How can you expect the Sonics to reload with just one top 10 pick in a few
seasons?
Ah, yes, but you forget, Vinnie Johnson
wasn’t the Sonics ONLY first round pick that year. In fact, he wasn’t even their
HIGHEST first round pick that year.
That’s right, the NBA Champion Seattle
Sonics not only had the #7 pick in the draft, they had the #6 pick in the
draft. In the entire history of the NBA, can you point to any other NBA
Champion with TWO top ten picks the month they won the title? I’m too lazy to
do the research, but I’m guessing it’s not a long list.

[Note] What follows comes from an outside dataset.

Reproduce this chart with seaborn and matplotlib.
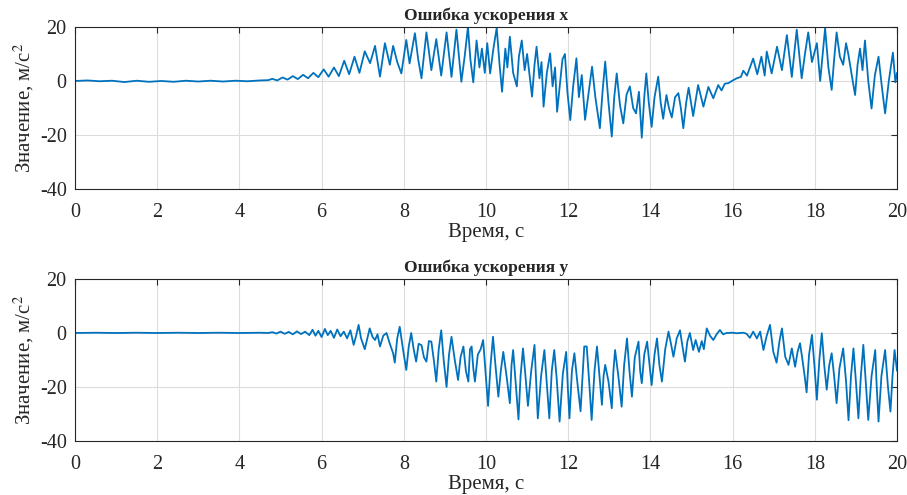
# plot.py
# Ошибка ускорения по осям x и y, две панели в стиле MATLAB

import numpy as np
import pandas as pd
import matplotlib
matplotlib.use("Agg")
import matplotlib.pyplot as plt
import seaborn as sns

# Ошибка ускорения x: пары (время, значение)
err_x_calm = [(0, 0.0), (0.3, 0.2), (0.6, -0.1), (0.9, 0.1), (1.2, -0.4), (1.5, 0.1),
              (1.8, -0.3), (2.1, 0.0), (2.4, -0.3), (2.7, 0.1), (3.0, -0.2), (3.3, 0.1),
              (3.6, -0.2), (3.9, 0.1), (4.2, -0.1), (4.5, 0.2), (4.7, 0.3)]
err_x_rise = [(4.8, 0.8), (4.92, 0.2), (5.05, 1.3), (5.17, 0.5), (5.3, 1.8), (5.42, 0.7),
              (5.55, 2.3), (5.67, 1.0), (5.8, 3.0), (5.92, 1.4), (6.05, 4.3), (6.17, 1.6),
              (6.3, 5.0), (6.42, 1.8), (6.55, 7.5), (6.67, 2.5), (6.8, 9.0), (6.92, 3.0),
              (7.05, 11.0), (7.18, 6.6), (7.3, 13.0), (7.42, 1.6), (7.54, 14.0), (7.66, 6.0),
              (7.74, 13.0), (7.84, 7.0), (7.94, 2.8), (8.06, 15.2), (8.14, 6.5), (8.27, 17.7),
              (8.35, 8.0), (8.43, 1.0), (8.55, 18.0), (8.67, 4.0), (8.79, 15.5), (8.91, 2.0),
              (9.04, 18.0), (9.16, 1.5), (9.28, 19.0), (9.4, -0.3), (9.48, 9.0), (9.56, 20.0)]
err_x_fall = [(9.62, 8.0), (9.69, -0.5), (9.77, 15.0), (9.84, 5.0), (9.9, 12.0), (9.97, 3.0),
              (10.03, 14.0), (10.1, 2.8), (10.18, 12.0), (10.26, 19.7), (10.33, 6.0),
              (10.39, -4.0), (10.47, 12.0), (10.52, 5.0), (10.58, 16.4), (10.66, 3.0),
              (10.75, -2.0), (10.8, 9.0), (10.87, 15.0), (10.94, 4.0), (11.0, 10.0),
              (11.06, 2.0), (11.12, -5.8), (11.18, 6.0), (11.23, 12.7), (11.3, 1.0),
              (11.35, 7.0), (11.4, -9.5), (11.48, 3.0), (11.56, 10.2), (11.62, -2.0),
              (11.68, 5.0), (11.73, -11.4), (11.8, -1.0), (11.86, 8.0), (11.92, 10.0),
              (11.98, -4.0), (12.05, -14.5), (12.12, -2.0), (12.2, 8.4), (12.26, -6.0),
              (12.33, 2.2), (12.41, -14.4), (12.5, -4.0), (12.58, 5.3), (12.66, -6.0),
              (12.77, -17.5), (12.84, -3.0), (12.9, 7.2), (12.98, -8.0), (13.06, -20.6),
              (13.12, -6.0), (13.18, 2.8), (13.26, -9.0), (13.34, -15.7), (13.42, -5.0),
              (13.5, -2.0), (13.58, -10.0), (13.65, -12.0), (13.72, -4.0), (13.79, -21.0),
              (13.85, -6.0), (13.9, 2.8), (13.96, -8.0), (14.03, -17.0), (14.1, -6.0),
              (14.19, 1.6), (14.25, -8.0), (14.31, -14.0), (14.39, -5.2), (14.45, -10.0),
              (14.52, -13.5), (14.6, -6.0), (14.68, -4.5), (14.74, -10.0), (14.8, -17.5),
              (14.87, -8.0), (14.93, -2.5), (15.04, -13.0), (15.16, -1.5), (15.29, -9.5),
              (15.41, -2.2), (15.53, -6.4), (15.65, -1.5), (15.73, -3.5), (15.81, -1.0),
              (15.9, -0.8), (15.98, 0.0)]
err_x_end = [(16.1, 1.0), (16.2, 1.5), (16.26, 3.8), (16.35, 2.0), (16.5, 8.3), (16.6, 2.5),
             (16.7, 9.0), (16.78, 2.0), (16.83, 10.9), (16.95, 2.8), (17.08, 12.7),
             (17.2, 4.0), (17.32, 17.0), (17.44, 1.5), (17.56, 19.0), (17.68, 1.0),
             (17.76, 10.0), (17.84, 18.0), (17.93, 7.0), (18.05, 14.0), (18.13, 0.0),
             (18.25, 19.5), (18.33, 5.0), (18.41, -3.3), (18.47, 8.0), (18.53, 18.0),
             (18.61, 9.0), (18.69, 6.0), (18.76, 14.0), (18.82, 9.5), (18.9, 2.0),
             (18.98, -5.2), (19.04, 6.0), (19.1, 12.0), (19.16, 4.0), (19.22, 15.0),
             (19.3, 0.0), (19.38, -10.2), (19.46, 2.0), (19.55, 9.0), (19.63, -2.0),
             (19.71, -12.0), (19.8, 0.0), (19.9, 10.5), (19.96, -0.5), (20.0, 3.0)]

# Ошибка ускорения y
err_y_calm = [(0, 0.0), (0.5, 0.1), (1.0, 0.0), (1.5, 0.1), (2.0, 0.0), (2.5, 0.1),
              (3.0, 0.0), (3.5, 0.1), (4.0, 0.0), (4.5, 0.1), (4.7, 0.0), (4.8, 0.3),
              (4.9, -0.2), (5.0, 0.5), (5.1, -0.3), (5.2, 0.4), (5.3, -0.5), (5.4, 0.6),
              (5.5, -0.4), (5.6, 0.5), (5.7, -0.8)]
err_y_rise = [(5.78, 1.2), (5.85, -1.0), (5.92, 0.8), (6.0, -1.5), (6.08, 1.5), (6.15, -0.8),
              (6.22, 0.8), (6.3, -1.8), (6.38, 1.3), (6.46, -1.2), (6.54, 0.5), (6.62, -2.0),
              (6.7, 1.0), (6.78, -4.4), (6.84, -1.0), (6.9, 3.0), (6.96, -2.0), (7.05, -6.0),
              (7.17, 1.7), (7.24, -1.5), (7.3, -2.6), (7.36, -0.5), (7.42, -5.0), (7.5, -1.0),
              (7.58, 0.0), (7.66, -4.0), (7.74, -7.5), (7.78, -11.0), (7.84, -2.0),
              (7.9, 2.3), (7.98, -6.0), (8.06, -13.7), (8.12, -5.0), (8.18, 0.0),
              (8.24, -6.0), (8.3, -10.6), (8.36, -4.0), (8.43, -4.5), (8.49, -9.0),
              (8.55, -10.6), (8.61, -3.0), (8.67, -3.2), (8.73, -10.0), (8.79, -18.0),
              (8.85, -6.0), (8.91, 1.0), (8.97, -10.0), (9.04, -20.0), (9.1, -8.0),
              (9.16, -1.4), (9.24, -10.0), (9.32, -17.4), (9.38, -9.0), (9.45, -5.0),
              (9.51, -14.0), (9.57, -18.0), (9.61, -6.0), (9.65, -5.0), (9.69, -13.0),
              (9.73, -18.0), (9.8, -8.0), (9.87, -6.0)]
err_y_deep = [(9.93, -2.6), (9.99, -15.0), (10.05, -27.0), (10.11, -12.0), (10.17, -1.4),
              (10.23, -12.0), (10.3, -23.6), (10.36, -14.0), (10.42, -7.0), (10.5, -16.0),
              (10.58, -26.0), (10.62, -12.0), (10.66, -6.3), (10.72, -18.0), (10.79, -32.0),
              (10.84, -16.0), (10.9, -5.7), (10.96, -16.0), (11.02, -27.0), (11.1, -14.0),
              (11.18, -4.4), (11.22, -18.0), (11.26, -31.6), (11.34, -16.0), (11.42, -6.3),
              (11.48, -19.0), (11.54, -31.6), (11.6, -14.0), (11.66, -6.3), (11.72, -17.0),
              (11.79, -32.8), (11.87, -15.0), (11.95, -7.0), (11.99, -20.0), (12.03, -31.6),
              (12.09, -14.0), (12.15, -7.5), (12.22, -18.0), (12.3, -29.0), (12.39, -5.0),
              (12.45, -5.0), (12.51, -18.0), (12.57, -32.2), (12.64, -14.0), (12.7, -5.0),
              (12.76, -16.0), (12.82, -26.6), (12.86, -16.0), (12.9, -11.8), (12.98, -18.0),
              (13.06, -27.9), (13.1, -14.0), (13.14, -6.3), (13.22, -16.0), (13.3, -27.3),
              (13.36, -12.0), (13.43, -2.0), (13.49, -14.0), (13.55, -23.6), (13.62, -9.0),
              (13.71, -3.2), (13.75, -14.0), (13.79, -18.6), (13.85, -8.0), (13.92, -3.2),
              (13.98, -12.0), (14.03, -19.3), (14.1, -8.0), (14.16, -2.0), (14.22, -12.0),
              (14.28, -18.0), (14.36, -6.0), (14.44, 0.5), (14.5, -4.0), (14.56, -8.8),
              (14.64, -2.0), (14.72, 1.0), (14.78, -5.0), (14.84, -10.6), (14.9, -3.0),
              (14.96, 0.0)]
err_y_end = [(15.04, -6.3), (15.1, -2.6), (15.18, -7.0), (15.25, -3.0), (15.3, -6.0),
             (15.37, 1.7), (15.45, -1.0), (15.53, -2.6), (15.61, -0.5), (15.69, 1.1),
             (15.77, -0.5), (15.85, 0.0), (16.0, 0.1), (16.1, -0.1), (16.26, 0.1),
             (16.34, -0.3), (16.42, -1.8), (16.5, 0.5), (16.59, -2.0), (16.67, 0.5),
             (16.75, -6.3), (16.83, -1.0), (16.91, 3.0), (16.99, -7.0), (17.07, -11.0),
             (17.14, -3.0), (17.2, 1.7), (17.28, -8.8), (17.36, -11.8), (17.44, -5.7),
             (17.52, -12.5), (17.58, -7.0), (17.64, -3.8), (17.7, -10.0), (17.76, -16.8),
             (17.8, -22.0), (17.86, -8.0), (17.93, -0.7), (17.99, -12.0), (18.05, -24.7),
             (18.11, -10.0), (18.17, -0.1), (18.23, -12.0), (18.29, -21.0), (18.35, -12.0),
             (18.41, -7.5), (18.47, -16.0), (18.53, -26.0), (18.6, -13.0), (18.69, -5.7),
             (18.76, -18.0), (18.82, -32.3), (18.88, -16.0), (18.94, -5.7), (19.0, -18.0),
             (19.06, -31.6), (19.12, -16.0), (19.18, -4.4), (19.24, -18.0), (19.3, -32.2),
             (19.38, -16.0), (19.47, -6.3), (19.5, -18.0), (19.55, -32.8), (19.62, -16.0),
             (19.71, -6.3), (19.78, -20.0), (19.84, -29.1), (19.89, -16.0), (19.94, -6.3),
             (20.0, -14.0)]

titles = ["Ошибка ускорения x", "Ошибка ускорения y"]
x_ticks = [0, 2, 4, 6, 8, 10, 12, 14, 16, 18, 20]
y_ticks = [-40, -20, 0, 20]

df_x = pd.DataFrame(err_x_calm + err_x_rise + err_x_fall + err_x_end, columns=["t", "v"])
df_y = pd.DataFrame(err_y_calm + err_y_rise + err_y_deep + err_y_end, columns=["t", "v"])

sns.set_theme(style="white")
plt.rcParams['font.family'] = ['Liberation Serif', 'DejaVu Serif']
plt.rcParams['mathtext.fontset'] = 'stix'
plt.rcParams['axes.unicode_minus'] = False

fig = plt.figure(figsize=(9.07, 4.95), dpi=100)
ax1 = fig.add_axes([0.0827, 0.6182, 0.9063, 0.3273])
ax2 = fig.add_axes([0.0827, 0.1091, 0.9063, 0.3273])

for ax, df, title in zip([ax1, ax2], [df_x, df_y], titles):
    sns.lineplot(data=df, x="t", y="v", ax=ax, color="#0072BD", lw=1.3,
                 estimator=None, sort=False)
    ax.set_xlim(0, 20)
    ax.set_ylim(-40, 20)
    ax.set_xticks(x_ticks)
    ax.set_yticks(y_ticks)
    ax.grid(True, color="#dcdcdc", lw=0.8)
    ax.tick_params(direction="in", top=True, right=True, length=4,
                   labelsize=14.5, colors="#262626", width=0.8)
    ax.tick_params(axis="x", pad=10)
    ax.tick_params(axis="y", pad=6)
    for s in ax.spines.values():
        s.set_color("#262626")
        s.set_linewidth(0.8)
    ax.set_title(title, fontsize=12.5, fontweight="bold", pad=5)
    ax.set_xlabel("Время, с", fontsize=15, labelpad=1)
    ax.set_ylabel("Значение, м/с$^2$", fontsize=15, labelpad=3)

fig.savefig("out.png", dpi=100)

That pick – James Bailey – turns 57
today, and is, obviously, the reason you’re reading this right now. And while
Bailey never materialized as the NBA star the Sonics hoped, the fact they were
even able to select him at all throws quite a bit of mud in the face of Wilkens’
excuse that a main factor for his inability to maintain a championship team was
lack of access to bright, young talent.
Ironically, the Sonics found greater talent
in the fourth round when they drafted James Donaldson, who, of course, went on
to great success with the Dallas Mavericks, and in the second round, when they
selected Johnny Moore, who went on to score 5,000 points with the (mostly) San
Antonio Spurs.
In all, players drafted by the Sonics
the month they won Seattle’s first major sports championship went on to score
30,000 points and grab 15,000 rebounds in the NBA, most of which came in
jerseys that were not green and yellow.
In the end, it appears that contrary to
Lenny Wilkens’ theory, the problem wasn’t that the Sonics didn’t have access to
talent – it was that they didn’t know what to do with it when they found it.